begin Records supplied
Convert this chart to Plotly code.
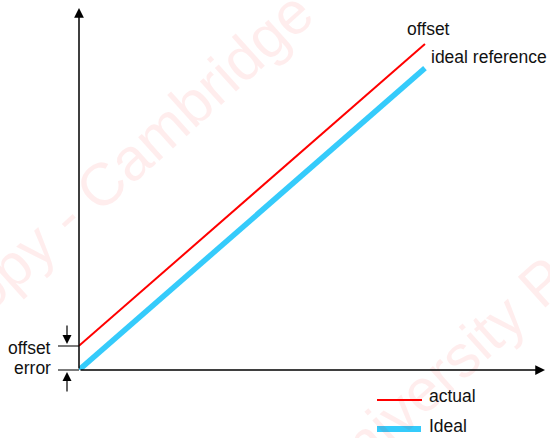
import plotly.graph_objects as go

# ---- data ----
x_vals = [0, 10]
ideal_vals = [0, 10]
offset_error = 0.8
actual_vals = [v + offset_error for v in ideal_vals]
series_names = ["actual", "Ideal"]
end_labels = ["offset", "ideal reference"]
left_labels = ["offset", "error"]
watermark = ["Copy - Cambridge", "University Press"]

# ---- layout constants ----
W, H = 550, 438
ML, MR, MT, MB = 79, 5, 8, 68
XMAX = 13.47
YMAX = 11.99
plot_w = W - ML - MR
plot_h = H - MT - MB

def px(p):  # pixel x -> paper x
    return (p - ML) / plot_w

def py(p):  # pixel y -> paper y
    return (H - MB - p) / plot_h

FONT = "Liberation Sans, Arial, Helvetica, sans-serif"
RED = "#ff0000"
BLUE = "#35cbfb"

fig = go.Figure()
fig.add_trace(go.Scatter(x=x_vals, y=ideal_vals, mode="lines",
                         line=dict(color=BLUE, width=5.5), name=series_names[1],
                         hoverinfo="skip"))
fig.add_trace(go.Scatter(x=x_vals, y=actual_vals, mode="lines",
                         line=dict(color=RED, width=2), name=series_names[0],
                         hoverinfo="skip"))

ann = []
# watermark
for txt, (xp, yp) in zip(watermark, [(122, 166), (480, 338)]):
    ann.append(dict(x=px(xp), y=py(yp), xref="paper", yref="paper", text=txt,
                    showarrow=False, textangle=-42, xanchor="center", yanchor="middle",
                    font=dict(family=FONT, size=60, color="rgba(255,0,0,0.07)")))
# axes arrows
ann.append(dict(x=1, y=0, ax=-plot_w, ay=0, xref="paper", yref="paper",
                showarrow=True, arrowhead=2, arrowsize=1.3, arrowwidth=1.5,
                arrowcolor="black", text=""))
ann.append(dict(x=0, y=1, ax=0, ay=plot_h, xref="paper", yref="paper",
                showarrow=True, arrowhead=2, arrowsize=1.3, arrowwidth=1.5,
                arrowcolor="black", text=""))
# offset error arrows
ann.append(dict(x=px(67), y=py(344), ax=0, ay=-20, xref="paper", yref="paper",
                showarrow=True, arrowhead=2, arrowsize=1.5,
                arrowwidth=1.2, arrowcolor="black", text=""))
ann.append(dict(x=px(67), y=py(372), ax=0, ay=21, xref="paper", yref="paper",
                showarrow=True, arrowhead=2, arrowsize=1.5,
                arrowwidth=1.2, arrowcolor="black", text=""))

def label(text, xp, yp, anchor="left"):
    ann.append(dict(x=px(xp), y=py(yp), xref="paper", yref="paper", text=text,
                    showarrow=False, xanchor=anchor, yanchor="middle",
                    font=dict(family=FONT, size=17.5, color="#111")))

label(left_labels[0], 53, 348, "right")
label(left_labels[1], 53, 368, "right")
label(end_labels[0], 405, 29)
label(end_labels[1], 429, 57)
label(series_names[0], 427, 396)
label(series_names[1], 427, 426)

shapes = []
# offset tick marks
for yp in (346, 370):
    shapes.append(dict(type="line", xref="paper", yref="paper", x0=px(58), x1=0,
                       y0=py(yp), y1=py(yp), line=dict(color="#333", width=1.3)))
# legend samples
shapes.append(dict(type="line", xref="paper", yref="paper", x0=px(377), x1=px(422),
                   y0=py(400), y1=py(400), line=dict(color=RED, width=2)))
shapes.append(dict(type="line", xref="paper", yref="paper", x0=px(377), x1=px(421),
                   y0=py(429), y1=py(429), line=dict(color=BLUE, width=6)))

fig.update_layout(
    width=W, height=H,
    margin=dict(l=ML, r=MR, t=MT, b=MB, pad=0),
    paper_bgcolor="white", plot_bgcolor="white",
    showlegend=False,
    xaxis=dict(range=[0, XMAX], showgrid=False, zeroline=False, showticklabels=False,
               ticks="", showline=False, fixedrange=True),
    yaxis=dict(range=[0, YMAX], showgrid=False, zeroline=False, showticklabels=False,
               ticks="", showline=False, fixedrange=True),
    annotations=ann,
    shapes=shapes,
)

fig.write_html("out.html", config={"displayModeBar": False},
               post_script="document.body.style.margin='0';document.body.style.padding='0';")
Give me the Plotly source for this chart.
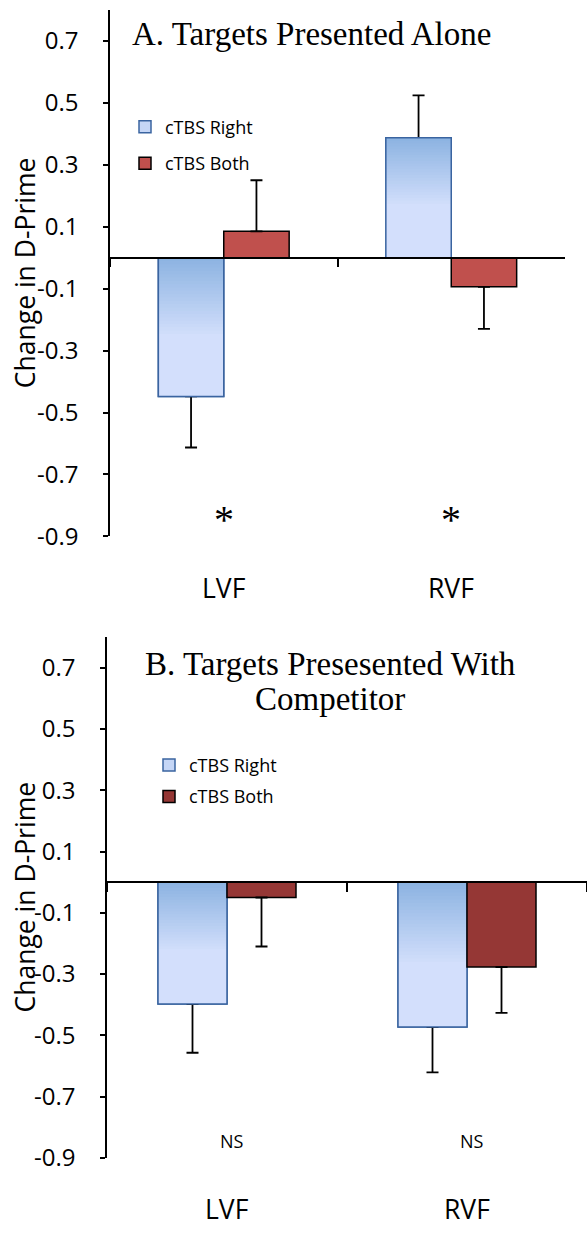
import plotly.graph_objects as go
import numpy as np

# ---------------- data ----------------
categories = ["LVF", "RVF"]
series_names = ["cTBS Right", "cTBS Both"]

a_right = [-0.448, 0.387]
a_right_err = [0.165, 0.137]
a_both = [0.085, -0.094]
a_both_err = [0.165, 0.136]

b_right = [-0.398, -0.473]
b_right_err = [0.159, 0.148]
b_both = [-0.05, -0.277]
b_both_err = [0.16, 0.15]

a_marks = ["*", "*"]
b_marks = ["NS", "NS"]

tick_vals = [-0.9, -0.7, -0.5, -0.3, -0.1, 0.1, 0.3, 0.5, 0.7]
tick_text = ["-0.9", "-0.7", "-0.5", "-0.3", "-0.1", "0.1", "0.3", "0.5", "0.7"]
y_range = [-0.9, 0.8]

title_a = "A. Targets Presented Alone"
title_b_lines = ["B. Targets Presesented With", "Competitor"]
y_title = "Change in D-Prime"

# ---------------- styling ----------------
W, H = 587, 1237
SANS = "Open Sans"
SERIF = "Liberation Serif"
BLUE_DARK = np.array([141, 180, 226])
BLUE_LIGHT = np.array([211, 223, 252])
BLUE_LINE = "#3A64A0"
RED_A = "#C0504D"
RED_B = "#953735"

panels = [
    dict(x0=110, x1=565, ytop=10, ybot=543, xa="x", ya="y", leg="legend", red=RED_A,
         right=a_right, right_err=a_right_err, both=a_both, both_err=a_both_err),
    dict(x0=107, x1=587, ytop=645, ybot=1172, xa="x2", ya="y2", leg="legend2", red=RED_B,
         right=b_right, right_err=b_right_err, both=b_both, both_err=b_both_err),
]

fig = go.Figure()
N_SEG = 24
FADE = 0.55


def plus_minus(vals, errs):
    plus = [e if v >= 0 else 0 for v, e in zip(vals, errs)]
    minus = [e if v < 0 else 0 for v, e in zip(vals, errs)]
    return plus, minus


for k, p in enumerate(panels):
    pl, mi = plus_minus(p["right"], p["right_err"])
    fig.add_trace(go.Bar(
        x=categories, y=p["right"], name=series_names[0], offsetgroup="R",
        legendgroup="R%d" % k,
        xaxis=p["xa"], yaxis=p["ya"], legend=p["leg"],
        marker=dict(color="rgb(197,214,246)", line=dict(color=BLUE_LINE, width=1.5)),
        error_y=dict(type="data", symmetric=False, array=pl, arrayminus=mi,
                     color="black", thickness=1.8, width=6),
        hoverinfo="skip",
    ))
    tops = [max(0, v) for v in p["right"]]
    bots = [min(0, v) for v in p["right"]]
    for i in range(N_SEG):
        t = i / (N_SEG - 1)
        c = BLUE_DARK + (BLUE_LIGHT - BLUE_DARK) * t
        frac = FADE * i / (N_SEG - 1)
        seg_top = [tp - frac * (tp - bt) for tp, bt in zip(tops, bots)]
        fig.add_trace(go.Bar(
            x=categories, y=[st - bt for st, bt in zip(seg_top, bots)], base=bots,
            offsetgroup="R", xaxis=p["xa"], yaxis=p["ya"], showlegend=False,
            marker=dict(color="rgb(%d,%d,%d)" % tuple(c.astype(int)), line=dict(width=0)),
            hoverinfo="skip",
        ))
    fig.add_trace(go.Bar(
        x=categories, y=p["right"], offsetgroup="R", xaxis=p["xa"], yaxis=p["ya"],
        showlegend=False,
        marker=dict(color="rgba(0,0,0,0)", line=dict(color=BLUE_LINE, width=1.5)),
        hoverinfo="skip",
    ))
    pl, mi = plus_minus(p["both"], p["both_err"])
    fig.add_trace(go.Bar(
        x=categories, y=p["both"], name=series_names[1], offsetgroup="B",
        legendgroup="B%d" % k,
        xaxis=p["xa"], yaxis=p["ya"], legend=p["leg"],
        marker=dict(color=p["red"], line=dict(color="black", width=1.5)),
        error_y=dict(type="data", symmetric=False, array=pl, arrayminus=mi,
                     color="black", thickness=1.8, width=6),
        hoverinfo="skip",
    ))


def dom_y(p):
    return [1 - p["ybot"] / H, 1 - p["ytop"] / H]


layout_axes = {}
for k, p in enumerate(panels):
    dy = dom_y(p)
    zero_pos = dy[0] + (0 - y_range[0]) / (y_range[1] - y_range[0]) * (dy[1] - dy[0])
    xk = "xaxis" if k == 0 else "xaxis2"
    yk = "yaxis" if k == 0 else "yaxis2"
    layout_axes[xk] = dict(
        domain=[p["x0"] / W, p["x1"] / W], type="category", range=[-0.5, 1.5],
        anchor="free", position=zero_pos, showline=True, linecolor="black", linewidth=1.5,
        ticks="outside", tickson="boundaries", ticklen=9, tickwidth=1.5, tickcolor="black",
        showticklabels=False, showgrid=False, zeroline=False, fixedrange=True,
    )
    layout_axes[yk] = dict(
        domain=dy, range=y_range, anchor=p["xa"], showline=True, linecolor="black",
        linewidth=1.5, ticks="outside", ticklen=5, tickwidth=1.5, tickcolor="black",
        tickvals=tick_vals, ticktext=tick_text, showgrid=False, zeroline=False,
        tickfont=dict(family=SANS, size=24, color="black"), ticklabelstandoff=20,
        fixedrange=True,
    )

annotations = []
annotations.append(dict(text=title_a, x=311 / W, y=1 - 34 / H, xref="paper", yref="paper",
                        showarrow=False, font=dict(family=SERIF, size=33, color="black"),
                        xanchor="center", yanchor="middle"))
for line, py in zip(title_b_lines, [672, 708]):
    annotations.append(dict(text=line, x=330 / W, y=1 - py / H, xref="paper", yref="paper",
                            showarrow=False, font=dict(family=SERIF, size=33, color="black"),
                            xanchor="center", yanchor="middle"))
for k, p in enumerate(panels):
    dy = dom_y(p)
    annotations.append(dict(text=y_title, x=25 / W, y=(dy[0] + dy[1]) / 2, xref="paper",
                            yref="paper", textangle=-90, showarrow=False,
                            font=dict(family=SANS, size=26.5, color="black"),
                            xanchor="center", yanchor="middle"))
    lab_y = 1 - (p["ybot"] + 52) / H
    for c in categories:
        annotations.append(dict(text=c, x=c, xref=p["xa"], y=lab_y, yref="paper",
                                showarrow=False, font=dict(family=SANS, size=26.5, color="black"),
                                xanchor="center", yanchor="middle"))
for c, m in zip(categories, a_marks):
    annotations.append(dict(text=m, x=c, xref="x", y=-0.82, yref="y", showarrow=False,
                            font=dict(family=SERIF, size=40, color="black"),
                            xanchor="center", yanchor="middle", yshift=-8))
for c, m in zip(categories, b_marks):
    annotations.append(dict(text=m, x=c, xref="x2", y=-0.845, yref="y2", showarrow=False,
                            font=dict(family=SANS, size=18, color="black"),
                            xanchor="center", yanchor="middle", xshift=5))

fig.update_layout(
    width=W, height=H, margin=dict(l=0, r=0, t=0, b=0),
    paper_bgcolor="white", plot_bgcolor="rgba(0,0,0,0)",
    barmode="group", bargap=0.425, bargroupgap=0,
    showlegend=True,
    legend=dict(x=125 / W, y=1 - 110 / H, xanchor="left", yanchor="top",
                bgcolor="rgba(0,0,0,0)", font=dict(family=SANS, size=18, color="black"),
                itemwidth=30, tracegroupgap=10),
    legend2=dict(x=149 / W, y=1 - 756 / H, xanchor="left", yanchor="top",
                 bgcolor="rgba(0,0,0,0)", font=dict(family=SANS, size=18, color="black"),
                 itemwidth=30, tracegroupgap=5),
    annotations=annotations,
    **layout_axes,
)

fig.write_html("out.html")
end Records supplied
§ **Goal**
Take the lines above starting at the one containing "Give me the Plotly source for this chart." and ending at the one containing "return plus, minus", and print them again exactly, without pictures.

§ **Task answer**
Give me the Plotly source for this chart.
import plotly.graph_objects as go
import numpy as np

# ---------------- data ----------------
categories = ["LVF", "RVF"]
series_names = ["cTBS Right", "cTBS Both"]

a_right = [-0.448, 0.387]
a_right_err = [0.165, 0.137]
a_both = [0.085, -0.094]
a_both_err = [0.165, 0.136]

b_right = [-0.398, -0.473]
b_right_err = [0.159, 0.148]
b_both = [-0.05, -0.277]
b_both_err = [0.16, 0.15]

a_marks = ["*", "*"]
b_marks = ["NS", "NS"]

tick_vals = [-0.9, -0.7, -0.5, -0.3, -0.1, 0.1, 0.3, 0.5, 0.7]
tick_text = ["-0.9", "-0.7", "-0.5", "-0.3", "-0.1", "0.1", "0.3", "0.5", "0.7"]
y_range = [-0.9, 0.8]

title_a = "A. Targets Presented Alone"
title_b_lines = ["B. Targets Presesented With", "Competitor"]
y_title = "Change in D-Prime"

# ---------------- styling ----------------
W, H = 587, 1237
SANS = "Open Sans"
SERIF = "Liberation Serif"
BLUE_DARK = np.array([141, 180, 226])
BLUE_LIGHT = np.array([211, 223, 252])
BLUE_LINE = "#3A64A0"
RED_A = "#C0504D"
RED_B = "#953735"

panels = [
    dict(x0=110, x1=565, ytop=10, ybot=543, xa="x", ya="y", leg="legend", red=RED_A,
         right=a_right, right_err=a_right_err, both=a_both, both_err=a_both_err),
    dict(x0=107, x1=587, ytop=645, ybot=1172, xa="x2", ya="y2", leg="legend2", red=RED_B,
         right=b_right, right_err=b_right_err, both=b_both, both_err=b_both_err),
]

fig = go.Figure()
N_SEG = 24
FADE = 0.55


def plus_minus(vals, errs):
    plus = [e if v >= 0 else 0 for v, e in zip(vals, errs)]
    minus = [e if v < 0 else 0 for v, e in zip(vals, errs)]
    return plus, minus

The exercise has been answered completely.